29.7.10

O Mundial e os gravadores do deputado socialista

19 de Maio – Os portugueses não descansam. Com o Mundial à porta e a crise praticamente ultrapassada, segundo o primeiro-ministro, o futuro pertence-nos. Carlos Queiroz sugeriu há dias que a selecção nacional "pode funcionar como um estímulo e um capital importante de auto-estima para os portugueses". Se ele não o dissesse, nunca teríamos notado. Prova-se que o desempenho desportivo de uma nação reflecte-se no comportamento dos respectivos cidadãos e, consequentemente, nos indicadores colectivos de progresso. Mesmo que os estudos o não afirmassem, bastaria estarmos atentos à realidade.
O Luxemburgo, por exemplo, é um território deprimido e indigente porque nunca se habituou a celebrar vitórias em competições internacionais. Já os habitantes do Quénia e da Jamaica, estimulados pelos campeões do atletismo, acumularam o capital de auto-estima necessário para transformar esses países nas potências prósperas em que se tornaram.

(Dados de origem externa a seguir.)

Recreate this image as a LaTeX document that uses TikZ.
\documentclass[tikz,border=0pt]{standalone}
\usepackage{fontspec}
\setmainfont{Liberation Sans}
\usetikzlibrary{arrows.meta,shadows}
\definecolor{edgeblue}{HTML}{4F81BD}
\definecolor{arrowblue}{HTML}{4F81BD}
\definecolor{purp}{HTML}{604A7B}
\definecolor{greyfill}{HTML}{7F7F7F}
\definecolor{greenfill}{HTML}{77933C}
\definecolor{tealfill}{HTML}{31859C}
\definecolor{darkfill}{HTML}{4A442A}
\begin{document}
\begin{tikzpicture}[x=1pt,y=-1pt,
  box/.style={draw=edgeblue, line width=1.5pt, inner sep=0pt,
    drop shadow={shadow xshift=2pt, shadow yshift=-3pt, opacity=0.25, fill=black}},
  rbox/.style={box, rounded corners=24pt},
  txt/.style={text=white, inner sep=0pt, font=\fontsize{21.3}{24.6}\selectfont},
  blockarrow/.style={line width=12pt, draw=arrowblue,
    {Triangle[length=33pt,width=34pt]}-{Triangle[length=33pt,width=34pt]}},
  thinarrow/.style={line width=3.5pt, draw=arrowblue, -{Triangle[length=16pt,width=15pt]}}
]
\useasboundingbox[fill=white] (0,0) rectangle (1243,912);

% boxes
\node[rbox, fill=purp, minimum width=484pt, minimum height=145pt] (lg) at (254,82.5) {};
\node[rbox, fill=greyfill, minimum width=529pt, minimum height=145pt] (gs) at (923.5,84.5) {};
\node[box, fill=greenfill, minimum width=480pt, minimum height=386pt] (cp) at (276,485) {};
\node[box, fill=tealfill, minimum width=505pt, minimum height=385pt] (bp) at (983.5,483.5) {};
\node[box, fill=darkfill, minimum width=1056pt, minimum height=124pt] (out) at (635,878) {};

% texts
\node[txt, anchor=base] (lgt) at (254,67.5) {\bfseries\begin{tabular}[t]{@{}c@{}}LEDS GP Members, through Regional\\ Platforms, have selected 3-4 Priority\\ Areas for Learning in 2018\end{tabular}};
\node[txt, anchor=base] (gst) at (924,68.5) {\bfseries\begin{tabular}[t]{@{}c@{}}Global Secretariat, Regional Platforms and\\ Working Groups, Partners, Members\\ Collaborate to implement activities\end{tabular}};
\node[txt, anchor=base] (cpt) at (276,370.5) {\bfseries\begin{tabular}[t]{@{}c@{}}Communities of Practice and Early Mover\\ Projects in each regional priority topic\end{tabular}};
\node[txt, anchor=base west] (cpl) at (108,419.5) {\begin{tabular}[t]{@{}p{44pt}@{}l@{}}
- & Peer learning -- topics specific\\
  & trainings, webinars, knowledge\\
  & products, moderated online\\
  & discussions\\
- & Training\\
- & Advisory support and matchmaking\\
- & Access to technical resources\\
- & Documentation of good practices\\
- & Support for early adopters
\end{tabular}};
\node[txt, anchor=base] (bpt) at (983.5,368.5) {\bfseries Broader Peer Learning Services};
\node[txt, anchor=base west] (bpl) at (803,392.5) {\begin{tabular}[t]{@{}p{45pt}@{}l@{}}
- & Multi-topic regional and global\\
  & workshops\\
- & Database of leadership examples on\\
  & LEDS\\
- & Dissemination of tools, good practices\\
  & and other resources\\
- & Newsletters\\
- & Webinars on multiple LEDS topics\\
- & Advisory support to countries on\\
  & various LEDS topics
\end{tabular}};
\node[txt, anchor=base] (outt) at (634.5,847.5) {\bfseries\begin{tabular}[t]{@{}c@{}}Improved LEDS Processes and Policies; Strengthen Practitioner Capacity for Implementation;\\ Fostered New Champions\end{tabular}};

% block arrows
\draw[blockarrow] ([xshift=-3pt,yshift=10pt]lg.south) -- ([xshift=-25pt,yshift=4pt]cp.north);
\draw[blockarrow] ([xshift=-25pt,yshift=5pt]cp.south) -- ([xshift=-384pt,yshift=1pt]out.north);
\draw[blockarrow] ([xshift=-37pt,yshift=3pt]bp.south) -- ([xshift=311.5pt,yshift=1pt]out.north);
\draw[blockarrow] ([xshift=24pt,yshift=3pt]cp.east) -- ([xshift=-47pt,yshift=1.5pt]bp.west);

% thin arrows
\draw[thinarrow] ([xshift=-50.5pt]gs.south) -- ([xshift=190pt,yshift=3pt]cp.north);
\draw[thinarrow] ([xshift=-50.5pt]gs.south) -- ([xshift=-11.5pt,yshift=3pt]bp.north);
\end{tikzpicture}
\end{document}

Portugal é um caso intermédio. De vez em quando, há uma competição internacional, por regra de futebol, que corre razoavelmente. É nesses momentos que o optimismo do povo se alarga e rapidamente julgamos ser os melhores do mundo e, por processos que apenas alguns conhecem, até na economia. Infelizmente, tais momentos não abundam.

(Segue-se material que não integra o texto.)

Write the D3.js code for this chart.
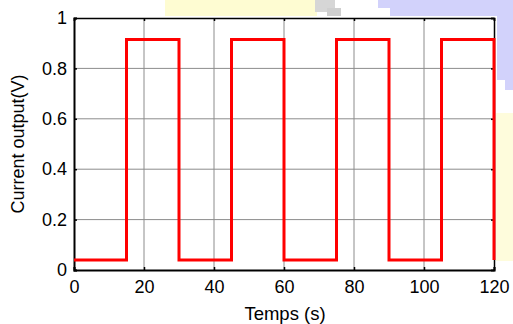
<!DOCTYPE html>
<html>
<head>
<meta charset="utf-8">
<script src="https://cdn.jsdelivr.net/npm/d3@7"></script>
<style>
  body { margin: 0; background: #fff; }
  svg { display: block; font-family: "Liberation Sans", Arial, sans-serif; }
</style>
</head>
<body>
<svg id="chart" width="513" height="324"></svg>
<script>
// step times (s) and output levels (V) of the square wave
const times = [0, 15, 15, 30, 30, 45, 45, 60, 60, 75, 75, 90, 90, 105, 105, 120, 120];
const levels = [0.04, 0.04, 0.915, 0.915, 0.04, 0.04, 0.915, 0.915, 0.04, 0.04, 0.915, 0.915, 0.04, 0.04, 0.915, 0.915, 0.04];
const xTicks = [0, 20, 40, 60, 80, 100, 120];
const yTicks = [0, 0.2, 0.4, 0.6, 0.8, 1];

const margin = { top: 18, right: 19, bottom: 54, left: 74 };
const width = 513, height = 324;
const svg = d3.select('#chart');

// background blotches from the scanned page
const bg = svg.append('g');
bg.append('rect').attr('x', 165).attr('y', 0).attr('width', 152).attr('height', 16).attr('fill', '#fefcd2');
bg.append('rect').attr('x', 315).attr('y', 0).attr('width', 20).attr('height', 12).attr('fill', '#d6d6d6');
bg.append('rect').attr('x', 327).attr('y', 8).attr('width', 14).attr('height', 8).attr('fill', '#cfcfcf');
bg.append('path')
  .attr('d', 'M378,0 L513,0 L513,90 L505,90 L505,80 L497,80 L497,16 L390,16 L390,8 L378,8 Z')
  .attr('fill', '#d2d2fb');
bg.append('rect').attr('x', 496).attr('y', 113).attr('width', 17).attr('height', 148).attr('fill', '#fefcdc');

const x = d3.scaleLinear().domain([0, 120]).range([margin.left, width - margin.right]);
const y = d3.scaleLinear().domain([0, 1]).range([height - margin.bottom, margin.top]);

const plot = svg.append('g');
plot.append('rect')
  .attr('x', x(0)).attr('y', y(1))
  .attr('width', x(120) - x(0)).attr('height', y(0) - y(1))
  .attr('fill', '#fff');

// grid
plot.selectAll('.vgrid').data(xTicks.slice(1, -1)).enter()
  .append('line')
  .attr('x1', d => x(d)).attr('x2', d => x(d))
  .attr('y1', y(0)).attr('y2', y(1))
  .attr('stroke', '#8c8c8c').attr('stroke-width', 1);
plot.selectAll('.hgrid').data(yTicks.slice(1, -1)).enter()
  .append('line')
  .attr('x1', x(0)).attr('x2', x(120))
  .attr('y1', d => y(d)).attr('y2', d => y(d))
  .attr('stroke', '#8c8c8c').attr('stroke-width', 1);

// axes with inward ticks
const fmtY = d => d === 0 || d === 1 ? String(d) : d3.format('.1f')(d);
const xAxis = svg.append('g').attr('transform', `translate(0,${y(0)})`)
  .call(d3.axisBottom(x).tickValues(xTicks).tickSize(-3).tickPadding(10));
const yAxis = svg.append('g').attr('transform', `translate(${x(0)},0)`)
  .call(d3.axisLeft(y).tickValues(yTicks).tickSize(-3).tickPadding(7).tickFormat(fmtY));
const xTop = svg.append('g').attr('transform', `translate(0,${y(1)})`)
  .call(d3.axisTop(x).tickValues(xTicks).tickSize(-3).tickFormat(''));
const yRight = svg.append('g').attr('transform', `translate(${x(120)},0)`)
  .call(d3.axisRight(y).tickValues(yTicks).tickSize(-3).tickFormat(''));

[xAxis, yAxis, xTop, yRight].forEach(a => {
  a.select('.domain').attr('stroke', '#000').attr('stroke-width', 1.5);
  a.selectAll('.tick line').attr('stroke', '#000').attr('stroke-width', 1.5);
  a.selectAll('.tick text').attr('fill', '#000').attr('font-size', 18)
    .attr('font-family', '"Liberation Sans", Arial, sans-serif');
});
xAxis.select('.domain').attr('stroke-width', 2);
yAxis.select('.domain').attr('stroke-width', 2);

// signal
const line = d3.line()
  .x((d, i) => x(times[i]))
  .y(d => y(d));
svg.append('path')
  .datum(levels)
  .attr('d', line)
  .attr('fill', 'none')
  .attr('stroke', '#ff0000')
  .attr('stroke-width', 3)
  .attr('stroke-linejoin', 'miter');

// labels
svg.append('text')
  .attr('x', (x(0) + x(120)) / 2 + 1).attr('y', 320)
  .attr('text-anchor', 'middle').attr('font-size', 18.5)
  .text('Temps (s)');
svg.append('text')
  .attr('transform', `translate(24,${(y(0) + y(1)) / 2}) rotate(-90)`)
  .attr('text-anchor', 'middle').attr('font-size', 18)
  .text('Current output(V)');
</script>
</body>
</html>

É verdade que o recente campeonato do Benfica empolgou sete milhões de portugueses, entretanto estimuladíssimos em benefício da pátria. Mas é preciso ter em conta os três milhões que o mesmo campeonato deprimiu e que, pelo menos durante umas semanas, querem que a pátria se lixe. É por causa disso que as competições internas não ajudam à confiança de que todos os portugueses carecem.
O Mundial da África do Sul, porém, constitui uma extraordinária oportunidade para inverter o desesperado estado das coisas. Cada golo marcado e cada drible de Cristiano Ronaldo terão efeitos imediatos nos números do desemprego. Cada vitória empurrará multidões para as ruas, a transbordar de auto-estima e de cerveja. E a crise ficará mais uma vez esquecida.
20 de Maio - O deputado Ricardo Rodrigues é uma pessoa muito popular. O seu tom de voz também ajuda a percebê-lo. Ora, estava o senhor a ser entrevistado e, alegadamente, não gostou de algumas questões colocadas. Eu entendo, preferia uma daquelas entrevistas à José Alberto Carvalho e Judite de Sousa com perguntas certinhas e respostas preparadas. Vai daí, não quis responder às perguntas dos jornalistas da Sábado e, à socapa, surripiou (nas suas palavras, "tomou posse") ou locupletou-se com os gravadores dos jornalistas, que apresentaram queixa por roubo. O deputado justifica-se com a "violência psicológica insuportável" que teria sido exercida sobre ele. Neste ponto, lembro que foram apenas umas perguntas. Argumento sério. Certamente foi por isso que apareceu a invocá-lo numa conferência, acompanhado de dois dirigentes do partido. Pelo sim, pelo não, desta vez os jornalistas agarraram bem nos gravadores. Pudera.
Há contudo uma certeza: alguém terá uma predilecção por um deputado como este. Também é determinado (veja-se a determinação com que enfia os gravadores no bolso e se pira todo lampeiro). Também procura defender o seu bom-nome (veja-se o pundonor com que enfia os gravadores no bolso e se pisga todo lampeiro). Também enfrenta os jornalistas e tal (veja-se a resolução com que enfia os gravadores no bolso e se pisga todo lampeiro). Também não tem medo, não hesita e não recua (veja-se a coragem com que enfia os gravadores no bolso e se pisga todo lampeiro). Agora não é tempo para mostrar fraqueza e tal (veja-se a valentia com que enfia os gravadores no bolso e se pisga todo lampeiro).